PROBLEM TO WORK ON
Leaving out all pictures, reproduce the entries below exactly, from the first line through the line that contains "import * as".

SUPPLIED INFORMATION
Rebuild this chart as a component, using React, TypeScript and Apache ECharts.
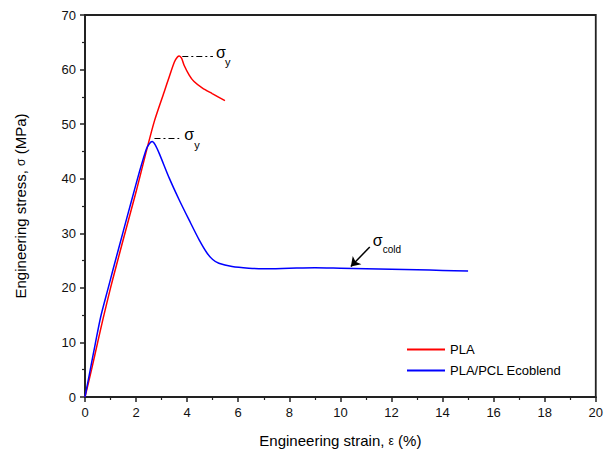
import React, { useEffect, useRef } from "react";
import * as echarts from "echarts";

const plaStrain = [0, 0.26, 0.5, 0.71, 1.0, 1.2, 1.5, 2.0, 2.4, 2.72, 3.1, 3.3, 3.5, 3.62, 3.69, 3.78, 3.88, 4.08, 4.27, 4.6, 4.98, 5.48];
const plaStress = [0, 5.1, 10.1, 14.4, 20.0, 23.6, 28.9, 37.6, 45.0, 50.6, 55.9, 58.7, 61.4, 62.3, 62.5, 62.1, 60.8, 59.0, 57.8, 56.6, 55.6, 54.3];

const blendStrain = [0, 0.19, 0.4, 0.62, 0.91, 1.1, 1.5, 1.8, 2.14, 2.4, 2.52, 2.63, 2.75, 2.91, 3.3, 3.69, 4.08, 4.47, 4.79, 5.0, 5.24, 5.76, 6.41, 7, 8, 9, 10, 11, 12, 13, 14, 15];
const blendStress = [0, 4.6, 9.7, 14.8, 20.0, 23.4, 30.4, 35.6, 41.4, 45.4, 46.4, 46.8, 46.2, 44.6, 40.1, 36.1, 32.4, 28.8, 26.3, 25.2, 24.5, 23.9, 23.6, 23.5, 23.6, 23.7, 23.6, 23.5, 23.4, 23.3, 23.2, 23.1];

const xTicks = { min: 0, max: 20, interval: 2 };
const yTicks = { min: 0, max: 70, interval: 10 };

const FONT = "'Liberation Sans', Arial, sans-serif";

export default function App() {
  const ref = useRef<HTMLDivElement>(null);
  useEffect(() => {
    const chart = echarts.init(ref.current!, null, { renderer: "svg" });
    const pla = plaStrain.map((x, i) => [x, plaStress[i]]);
    const blend = blendStrain.map((x, i) => [x, blendStress[i]]);
    const dashDot = { type: [6, 3, 2, 3] as any, color: "#000", width: 1.2 };
    const axisCol = "#222";
    chart.setOption({
      animation: false,
      backgroundColor: "#fff",
      grid: { left: 85, right: 6, top: 15, bottom: 62, show: true, borderColor: axisCol, borderWidth: 1.8 },
      legend: {
        orient: "vertical",
        left: 407,
        top: 343,
        padding: 0,
        icon: "rect",
        itemWidth: 38,
        itemHeight: 2,
        itemGap: 8,
        textStyle: { fontFamily: FONT, fontSize: 13, color: "#000" },
        data: ["PLA", "PLA/PCL Ecoblend"],
      },
      xAxis: {
        type: "value",
        ...xTicks,
        name: "Engineering strain, {g|ε} (%)",
        nameLocation: "middle",
        nameGap: 36,
        nameTextStyle: { fontFamily: FONT, fontSize: 15, color: "#000", rich: { g: { fontFamily: FONT, fontSize: 12, color: "#000" } } },
        axisLine: { lineStyle: { color: axisCol, width: 1.8 } },
        axisTick: { length: 5, lineStyle: { color: axisCol, width: 1.5 } },
        minorTick: { show: true, splitNumber: 2, length: 3, lineStyle: { color: axisCol, width: 1.2 } },
        splitLine: { show: false },
        axisLabel: { fontFamily: FONT, fontSize: 13, color: "#111", margin: 9 },
      },
      yAxis: {
        type: "value",
        ...yTicks,
        name: "Engineering stress, {g|σ} (MPa)",
        nameLocation: "middle",
        nameGap: 57,
        nameTextStyle: { fontFamily: FONT, fontSize: 15, color: "#000", rich: { g: { fontFamily: FONT, fontSize: 12, color: "#000" } } },
        axisLine: { lineStyle: { color: axisCol, width: 1.8 } },
        axisTick: { length: 5, lineStyle: { color: axisCol, width: 1.5 } },
        minorTick: { show: true, splitNumber: 2, length: 3, lineStyle: { color: axisCol, width: 1.2 } },
        splitLine: { show: false },
        axisLabel: { fontFamily: FONT, fontSize: 13, color: "#111", margin: 9 },
      },
      series: [
        {
          name: "PLA",
          type: "line",
          data: pla,
          showSymbol: false,
          smooth: 0.25,
          itemStyle: { color: "#ff0000" },
          lineStyle: { color: "#ff0000", width: 1.5 },
          z: 2,
          markLine: {
            silent: true,
            symbol: ["none", "none"],
            label: { show: false },
            lineStyle: dashDot,
            data: [[{ coord: [3.81, 62.5] }, { coord: [5.01, 62.5] }]],
          },
        },
        {
          name: "PLA/PCL Ecoblend",
          type: "line",
          data: blend,
          showSymbol: false,
          smooth: 0.25,
          itemStyle: { color: "#0000ff" },
          lineStyle: { color: "#0000ff", width: 1.5 },
          z: 3,
          markLine: {
            silent: true,
            label: { show: false },
            data: [
              [
                { coord: [2.72, 47.5], symbol: "none", lineStyle: dashDot },
                { coord: [3.69, 47.5], symbol: "none" },
              ],
              [
                { coord: [11.15, 27.5], symbol: "none", lineStyle: { type: "solid", color: "#000", width: 1.5 } },
                { coord: [10.41, 23.9], symbol: "arrow", symbolSize: 9 },
              ],
            ],
          },
        },
      ],
    });
    const p = (x: number, y: number) => chart.convertToPixel({ gridIndex: 0 }, [x, y]) as number[];
    const t = (pt: number[], dx: number, dy: number, text: string, size: number) => ({
      type: "text",
      x: pt[0] + dx,
      y: pt[1] + dy,
      style: { text, fontFamily: FONT, fontSize: size, fill: "#000", align: "left", verticalAlign: "middle" },
    });
    const a1 = p(5.01, 62.5);
    const a2 = p(3.69, 47.5);
    const a3 = p(11.15, 27.5);
    chart.setOption({
      graphic: [
        t(a1, 3, -3, "σ", 16),
        t(a1, 12, 6, "y", 11),
        t(a2, 5, -3, "σ", 16),
        t(a2, 15, 7, "y", 11),
        t(a3, 3, -6, "σ", 16),
        t(a3, 13, 3, "cold", 10),
      ],
    });
    return () => chart.dispose();
  }, []);
  return <div ref={ref} style={{ position: "fixed", left: 0, top: 0, width: 606, height: 459 }} />;
}
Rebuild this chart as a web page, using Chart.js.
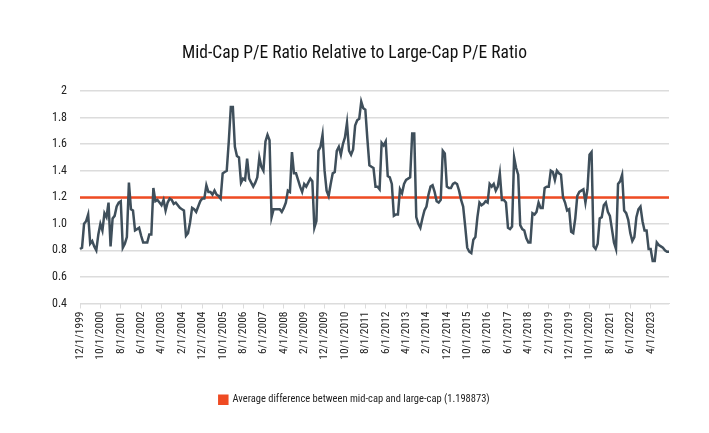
<!DOCTYPE html>
<html lang="en">
<head>
    <meta charset="UTF-8">
    <title>Mid-Cap P/E Ratio Relative to Large-Cap P/E Ratio</title>
    <script src="https://cdn.jsdelivr.net/npm/chart.js@4.4.1/dist/chart.umd.min.js"></script>
</head>
<style>
    body {
        margin: 0;
        background: #fff;
    }
    #wrap {
        width: 709px;
        height: 433px;
    }
</style>
<body>
    <div id="wrap"><canvas id="chart" width="709" height="433"></canvas></div>
</body>
<script>
    // monthly series, first month 12/1/1999
    const startYear = 1999;
    const startMonth = 12;

    // mid-cap P/E divided by large-cap P/E, one value per month
    const ratio = [
        0.81, 0.82, 1.00, 1.02, 1.07, 0.85, 0.87, 0.83, 0.80, 0.92,
        1.00, 0.95, 1.08, 1.05, 1.16, 0.83, 1.04, 1.06, 1.13, 1.16,
        1.17, 0.82, 0.85, 0.90, 1.31, 1.11, 1.10, 0.95, 0.96, 0.97,
        0.91, 0.86, 0.86, 0.86, 0.92, 0.92, 1.27, 1.17, 1.18, 1.16,
        1.14, 1.18, 1.10, 1.16, 1.19, 1.18, 1.15, 1.16, 1.14, 1.12,
        1.11, 1.10, 0.91, 0.93, 1.01, 1.12, 1.11, 1.09, 1.13, 1.17,
        1.19, 1.19, 1.29, 1.24, 1.24, 1.22, 1.25, 1.22, 1.21, 1.19,
        1.38, 1.39, 1.40, 1.62, 1.88, 1.88, 1.58, 1.51, 1.50, 1.31,
        1.34, 1.33, 1.49, 1.34, 1.31, 1.28, 1.31, 1.35, 1.50, 1.43,
        1.40, 1.62, 1.67, 1.63, 1.05, 1.11, 1.11, 1.11, 1.11, 1.09,
        1.12, 1.16, 1.25, 1.24, 1.54, 1.38, 1.38, 1.33, 1.28, 1.24,
        1.30, 1.28, 1.31, 1.34, 1.32, 0.97, 1.02, 1.55, 1.58, 1.67,
        1.40, 1.25, 1.21, 1.30, 1.38, 1.39, 1.55, 1.58, 1.52, 1.60,
        1.65, 1.76, 1.55, 1.52, 1.56, 1.74, 1.78, 1.79, 1.92, 1.87,
        1.86, 1.64, 1.44, 1.43, 1.42, 1.28, 1.28, 1.26, 1.61, 1.59,
        1.62, 1.36, 1.35, 1.30, 1.06, 1.07, 1.07, 1.26, 1.23, 1.30,
        1.33, 1.34, 1.35, 1.68, 1.68, 1.05, 1.00, 0.97, 1.04, 1.10,
        1.13, 1.22, 1.28, 1.29, 1.24, 1.17, 1.16, 1.18, 1.55, 1.53,
        1.28, 1.27, 1.27, 1.30, 1.31, 1.30, 1.25, 1.18, 1.13, 0.98,
        0.82, 0.79, 0.78, 0.88, 0.90, 1.05, 1.16, 1.14, 1.15, 1.17,
        1.16, 1.30, 1.28, 1.30, 1.25, 1.28, 1.38, 1.18, 1.18, 1.16,
        0.97, 0.96, 0.98, 1.50, 1.42, 1.37, 0.99, 0.96, 0.95, 0.89,
        0.86, 0.86, 1.08, 1.07, 1.09, 1.16, 1.12, 1.12, 1.27, 1.28,
        1.28, 1.40, 1.39, 1.33, 1.40, 1.38, 1.37, 1.20, 1.16, 1.10,
        1.11, 0.94, 0.93, 1.04, 1.21, 1.24, 1.25, 1.26, 1.16, 1.26,
        1.52, 1.54, 0.83, 0.81, 0.85, 1.04, 1.05, 1.14, 1.16, 1.09,
        1.06, 0.96, 0.86, 0.81, 1.30, 1.32, 1.37, 1.10, 1.08, 1.03,
        0.93, 0.87, 0.90, 1.05, 1.11, 1.13, 1.02, 0.95, 0.95, 0.81,
        0.81, 0.72, 0.72, 0.86, 0.84, 0.83, 0.82, 0.80, 0.79, 0.79
    ];

    const avgDiff = 1.198873;
    const avgLabel = 'Average difference between mid-cap and large-cap (1.198873)';

    // y axis ticks as printed
    const yTicks = ['0.4', '0.6', '0.8', '1.0', '1.2', '1.4', '1.6', '1.8', '2'];

    // x labels: m/1/yyyy for each month, only every 10th is printed
    const months = [];
    for (let i = 0; i < ratio.length; i++) {
        const m = (startMonth - 1 + i) % 12 + 1;
        const y = startYear + Math.floor((startMonth - 1 + i) / 12);
        months.push(m + '/1/' + y);
    }
    const avgLine = ratio.map(() => avgDiff);

    const font = "'Roboto Condensed', 'Liberation Sans', sans-serif";
    const gridColor = '#dcdcdc';

    const ctx = document.getElementById('chart').getContext('2d');
    const myChart = new Chart(ctx, {
        type: 'line',
        data: {
            labels: months,
            datasets: [{
                label: 'Mid-cap / large-cap P/E',
                data: ratio,
                borderColor: '#3f4f5b',
                backgroundColor: '#3f4f5b',
                borderWidth: 2.5,
                pointRadius: 0,
                tension: 0
            }, {
                label: avgLabel,
                data: avgLine,
                borderColor: '#ef4b23',
                backgroundColor: '#ef4b23',
                borderWidth: 2.5,
                pointRadius: 0
            }]
        },
        options: {
            responsive: false,
            animation: false,
            layout: {
                padding: { left: 0, right: 0, top: 0, bottom: 18 }
            },
            plugins: {
                title: {
                    display: true,
                    text: 'Mid-Cap P/E Ratio Relative to Large-Cap P/E Ratio',
                    color: '#111',
                    font: { family: font, size: 17.5, weight: 'normal' },
                    padding: { top: 43, bottom: 27 }
                },
                legend: {
                    position: 'bottom',
                    labels: {
                        filter: item => item.datasetIndex === 1,
                        boxWidth: 8,
                        boxHeight: 8,
                        color: '#222',
                        padding: 10,
                        font: { family: font, size: 10.5 }
                    }
                },
                tooltip: { enabled: false }
            },
            scales: {
                x: {
                    afterFit: scale => { scale.height = 81; },
                    grid: {
                        drawOnChartArea: false,
                        color: gridColor,
                        tickLength: 5
                    },
                    border: { color: gridColor },
                    ticks: {
                        autoSkip: false,
                        maxRotation: 90,
                        minRotation: 90,
                        padding: 3,
                        color: '#222',
                        font: { family: font, size: 11.5 },
                        callback: function(value, index) {
                            if (index % 10 !== 0) return null;
                            return this.getLabelForValue(value);
                        }
                    }
                },
                y: {
                    min: 0.4,
                    max: 2,
                    afterFit: scale => { scale.width = 80; },
                    grid: {
                        color: gridColor,
                        lineWidth: 1.5,
                        drawTicks: false
                    },
                    border: { display: false },
                    ticks: {
                        stepSize: 0.2,
                        padding: 13,
                        color: '#222',
                        font: { family: font, size: 12 },
                        callback: function(value, index) {
                            return yTicks[index];
                        }
                    }
                },
                // empty right-hand margin so the title stays centred on the page
                yRight: {
                    position: 'right',
                    afterFit: scale => { scale.width = 40; },
                    grid: { display: false },
                    border: { display: false },
                    ticks: { display: false }
                }
            }
        }
    });
</script>
</html>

RESULT OF THIS EXERCISE
Rebuild this chart as a component, using React, TypeScript and Apache ECharts.
import React, { useEffect, useRef } from "react";
import * as echarts from "echarts";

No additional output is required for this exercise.